■ EXERCISE OBJECTIVE ■
Pick out every line holding the string "this" and copy it.

(Entries with chart source code)
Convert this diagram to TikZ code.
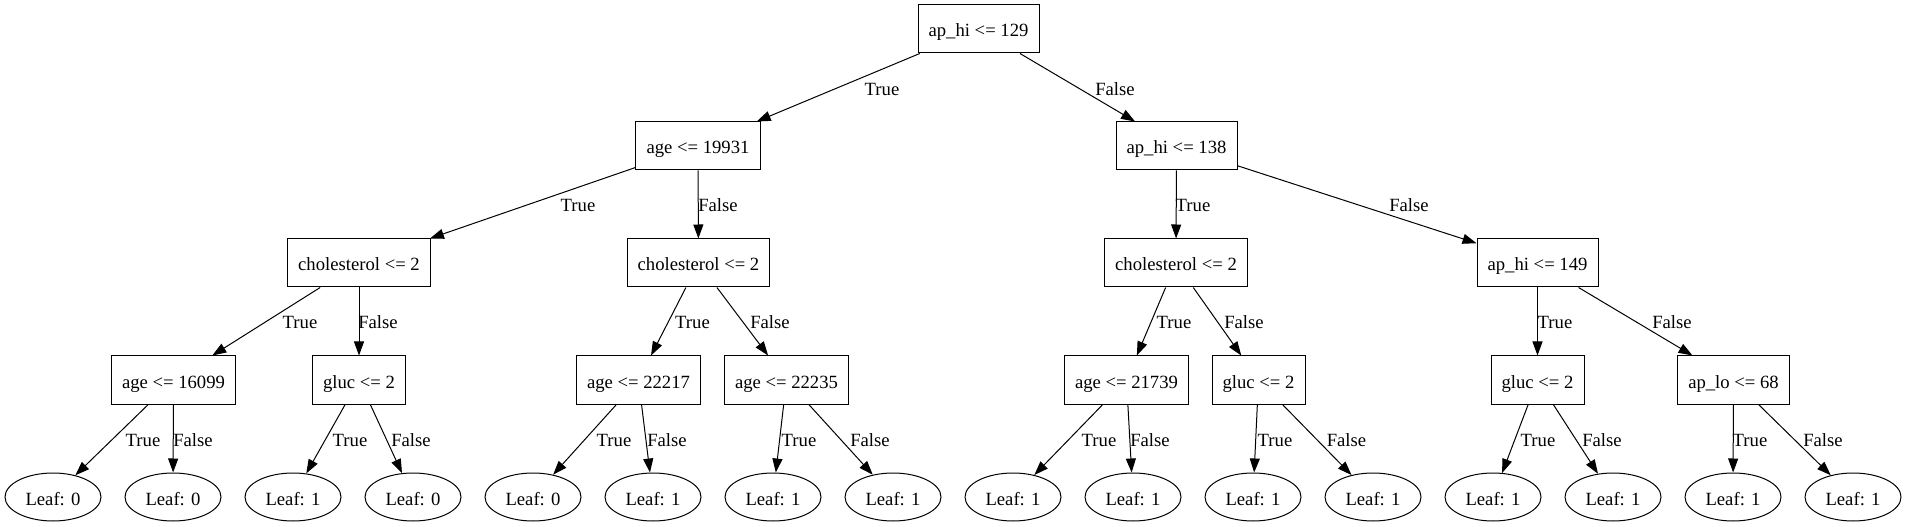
\documentclass[tikz,border=0pt]{standalone}
\usepackage{fontspec}
\setmainfont{Liberation Serif}
\usetikzlibrary{arrows.meta,shapes.geometric}
\tikzset{
  base/.style={font=\fontsize{14pt}{16pt}\selectfont, line width=0.75pt, text height=12pt, text depth=0pt},
  split/.style={base, draw, rectangle, minimum height=36pt, inner xsep=7.92pt, inner ysep=0pt},
  leaf/.style={base, draw, ellipse, minimum width=72pt, minimum height=36pt, inner sep=0pt},
  edge/.style={-{Triangle[length=10.5pt,width=7.5pt]}, line width=0.75pt},
  lbl/.style={font=\fontsize{14pt}{16pt}\selectfont, anchor=base, inner sep=0pt}
}
\begin{document}
\begin{tikzpicture}[x=0.75pt, y=-0.75pt]
\useasboundingbox (0,0) rectangle (1907,527);
% split nodes
\node[split] (n0) at (978.5,29) {ap\_hi <= 129};
\node[split] (n1) at (698,146) {age <= 19931};
\node[split] (n2) at (1176.5,146) {ap\_hi <= 138};
\node[split] (n3) at (359,263) {cholesterol <= 2};
\node[split] (n4) at (698.5,263) {cholesterol <= 2};
\node[split] (n5) at (1176,263) {cholesterol <= 2};
\node[split] (n6) at (1537.5,263) {ap\_hi <= 149};
\node[split] (n7) at (173.5,380) {age <= 16099};
\node[split] (n8) at (359,380) {gluc <= 2};
\node[split] (n9) at (638.5,380) {age <= 22217};
\node[split] (n10) at (786.5,380) {age <= 22235};
\node[split] (n11) at (1126.5,380) {age <= 21739};
\node[split] (n12) at (1258.5,380) {gluc <= 2};
\node[split] (n13) at (1537.5,380) {gluc <= 2};
\node[split] (n14) at (1733.5,380) {ap\_lo <= 68};
% leaves
\node[leaf] (l0) at (53,497) {Leaf: 0};
\node[leaf] (l1) at (173,497) {Leaf: 0};
\node[leaf] (l2) at (293,497) {Leaf: 1};
\node[leaf] (l3) at (413,497) {Leaf: 0};
\node[leaf] (l4) at (533,497) {Leaf: 0};
\node[leaf] (l5) at (653,497) {Leaf: 1};
\node[leaf] (l6) at (773,497) {Leaf: 1};
\node[leaf] (l7) at (893,497) {Leaf: 1};
\node[leaf] (l8) at (1013,497) {Leaf: 1};
\node[leaf] (l9) at (1133,497) {Leaf: 1};
\node[leaf] (l10) at (1253,497) {Leaf: 1};
\node[leaf] (l11) at (1373,497) {Leaf: 1};
\node[leaf] (l12) at (1493,497) {Leaf: 1};
\node[leaf] (l13) at (1613,497) {Leaf: 1};
\node[leaf] (l14) at (1733,497) {Leaf: 1};
\node[leaf] (l15) at (1853,497) {Leaf: 1};
% edges
\draw[edge] (n0) -- (n1) node[lbl, at={(882,96)}] {True};
\draw[edge] (n0) -- (n2) node[lbl, at={(1115,96)}] {False};
\draw[edge] (n1) -- (n3) node[lbl, at={(578,212)}] {True};
\draw[edge] (n1) -- (n4) node[lbl, at={(718,212)}] {False};
\draw[edge] (n2) -- (n5) node[lbl, at={(1193,212)}] {True};
\draw[edge] (n2) -- (n6) node[lbl, at={(1409,212)}] {False};
\draw[edge] (n3) -- (n7) node[lbl, at={(300,329)}] {True};
\draw[edge] (n3) -- (n8) node[lbl, at={(378,329)}] {False};
\draw[edge] (n4) -- (n9) node[lbl, at={(692.5,329)}] {True};
\draw[edge] (n4) -- (n10) node[lbl, at={(770,329)}] {False};
\draw[edge] (n5) -- (n11) node[lbl, at={(1174,329)}] {True};
\draw[edge] (n5) -- (n12) node[lbl, at={(1244,329)}] {False};
\draw[edge] (n6) -- (n13) node[lbl, at={(1555,329)}] {True};
\draw[edge] (n6) -- (n14) node[lbl, at={(1672,329)}] {False};
\draw[edge] (n7) -- (l0) node[lbl, at={(143,446)}] {True};
\draw[edge] (n7) -- (l1) node[lbl, at={(193,446)}] {False};
\draw[edge] (n8) -- (l2) node[lbl, at={(350,446)}] {True};
\draw[edge] (n8) -- (l3) node[lbl, at={(411,446)}] {False};
\draw[edge] (n9) -- (l4) node[lbl, at={(614,446)}] {True};
\draw[edge] (n9) -- (l5) node[lbl, at={(667,446)}] {False};
\draw[edge] (n10) -- (l6) node[lbl, at={(799,446)}] {True};
\draw[edge] (n10) -- (l7) node[lbl, at={(870,446)}] {False};
\draw[edge] (n11) -- (l8) node[lbl, at={(1099,446)}] {True};
\draw[edge] (n11) -- (l9) node[lbl, at={(1150,446)}] {False};
\draw[edge] (n12) -- (l10) node[lbl, at={(1275,446)}] {True};
\draw[edge] (n12) -- (l11) node[lbl, at={(1346.5,446)}] {False};
\draw[edge] (n13) -- (l12) node[lbl, at={(1538,446)}] {True};
\draw[edge] (n13) -- (l13) node[lbl, at={(1602,446)}] {False};
\draw[edge] (n14) -- (l14) node[lbl, at={(1750,446)}] {True};
\draw[edge] (n14) -- (l15) node[lbl, at={(1823,446)}] {False};
\end{tikzpicture}
\end{document}
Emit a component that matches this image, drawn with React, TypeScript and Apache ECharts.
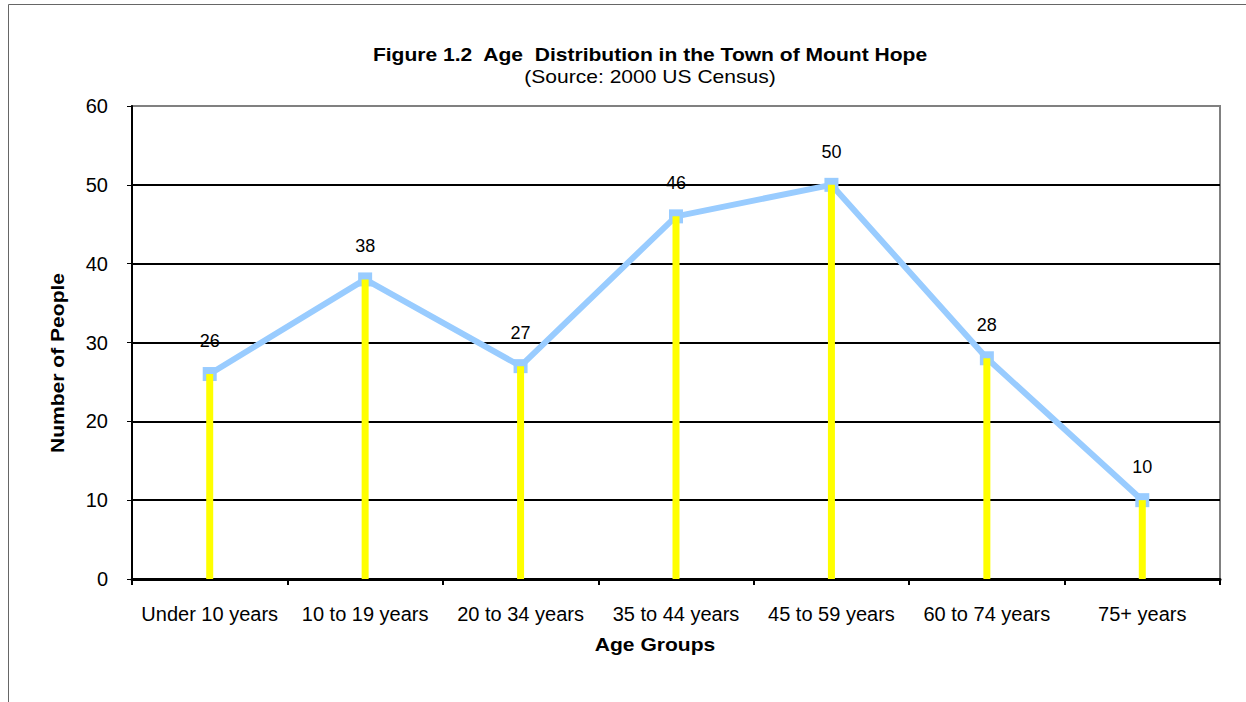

■ ANSWER TO THE PROBLEM ■
Convert this diagram to TikZ code.
Emit a component that matches this image, drawn with React, TypeScript and Apache ECharts.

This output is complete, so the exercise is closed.